Parents Need to Eat, TooSM: Hail Mary Pasta

It’s 6:05. Stephen’s got Harry at the playground while I’m frantically working against tomorrow’s deadline. It’s also—finally—the official end of Passover. Harry’s constant refrain from the past week, “I want macaroni and meatballs” is playing in my head, so I dash into the kitchen and fill a pot with water. Salt it. Put on a lid, over a high flame. Pull out the bag of Trader Joe’s mini-meatballs, Harry’s absolute favorite food in the entire world.

Five minutes later I realize that Stephen and I should probably eat, too, so I can go back to work after junior goes to bed—no need to waste more time eating our own meal then. Jarred sauce seems like the obvious solution. (No fool I, there’s always a jar of Rao’s in the pantry. I love to cook, but I’m realistic.) Out of habit I open the fridge, in case the dinner fairies have left us a fully cooked chicken or something, and spy the withering grape tomatoes. The zucchini begging to be used. I grab a knife, a small baking dish. Garlic, olive oil, salt. Crank the oven up to 500—I’m fighting the clock here. Rinse the tomatoes, throw them into the dish. Quarter and slice thin the zucchini, in it goes. Two cloves of garlic, also sliced—not Goodfellas thin, but thin as I can get it in 13 seconds. Douse the whole thing with several healthy glugs of olive oil—at high heat, you need the lubrication—and a handful of sea salt. Bam! Into the oven it goes, just as the water comes to a boil.

The front door opens. Harry bounds in, pink-cheeked and filthy. “What you making, Mommy?” “Macaroni and meatballs!” He bounces so excitedly I feel cruel for denying him all week. “It ready now?” “No, I’m about to put the macaroni into the water, and then it has to cook for twelve minutes. Go ask Daddy to turn on the TV and I’ll tell you when it’s ready.” This buys me exactly two minutes.

“It ready now?” “No, I’ll call you.”

“It ready now?”

“It ready now?”

Every so often, I reach into the oven, pull out the baking dish, and give it a frantic shake. Damn, grape tomatoes, burst already! They’re not bursting. The timer is ticking. When Harry hears the beep he comes running yet again.

“It ready now?” “Yes, the macaroni’s ready, but your meatballs aren’t. Give me one more minute, ok?” I pop the meatballs into the microwave. While Harry’s back is turned I pour some olive oil onto his pasta—he insists he only likes it plain these days, but I feel compelled to sneak some healthy fat into his skinny little body.

I check the tomatoes one more time.

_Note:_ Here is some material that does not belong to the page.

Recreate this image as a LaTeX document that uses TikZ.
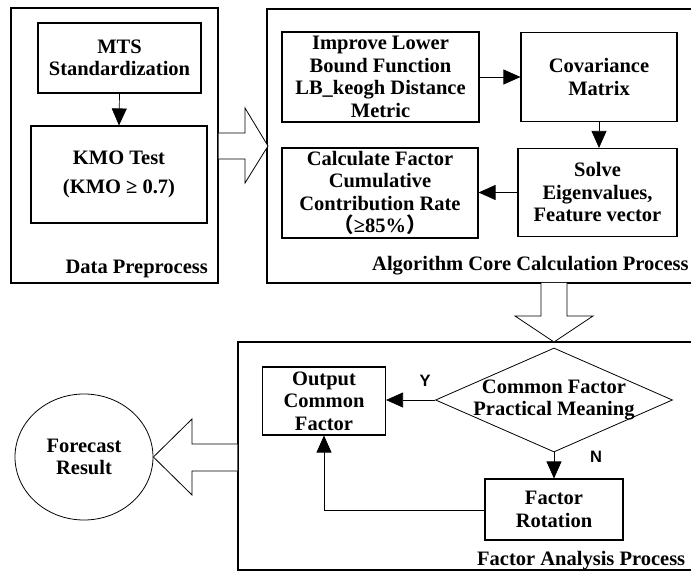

They’re blistering, but not yet burst. I give up on us all eating at precisely the same time, and let junior go nuts on his macaroni and meatballs. I’m tired of wasting vegetables while he’s in his I-hate-vegetables phase, so I give him strawberries instead. He’s happy. I’m happy.

Five minutes later, my Hail Mary sauce is done. The tomatoes have burst and let out some lovely, sweet, thick juice. The zucchini have softened, on their way to translucency. The garlic is golden and fragrant.

I toss in some pasta cooking water I (thank god) remembered to hold back, and the lovely browned bits release from the pan. There’s a lot of flavor in there, I think. I dump the whole thing into the pasta pot, give it a stir, and serve.

It’s good. Very good. When Harry the vegetable hater finishes his own pasta, he eats quite a bit of mine—he just avoids the veg. Stephen and I have a telepathic conversation across the table, acknowledging that this pasta our boy has just eaten has sauce on it, even if it’s a very light sauce. It’s progress, of a sort.

Today’s lesson: Sometimes even a Jew can make a Hail Mary play and have it work out just fine.

Hail Mary Pasta
Serves 4

1 pint grape tomatoes
1 medium zucchini, quartered lengthwise and sliced thin
2 cloves garlic, sliced thin
several good glugs of olive oil
sea salt
1 package macaroni of your choice (I used Barilla Plus penne)
grated Parmesan cheese

Turn the oven on to 500. Put a big pot of salted water on to boil, with a lid. Toss everything but the pasta into a baking dish and stir. Put it in the oven before the water boils, if you can manage it. When the water boils, add the pasta and cook according to package directions, reserving 1/2 a cup of cooking water. While it’s cooking, give the baking dish a good healthy shake every few minutes. If you’re lucky, the tomatoes will burst before the pasta’s done. If not, drain the pasta and put the colander over the pasta pot, then put the pot’s lid on top of the pasta to keep it warm. When the tomatoes burst and look lusciously goopy, the sauce is done. Pour the reserved cooking water into the baking dish and stir it around, to get all the good stuff off the bottom and sides. Put the pasta back into the pot, dump in the sauce, stir, and serve. Top with grated Parmesan cheese. Hail Mary.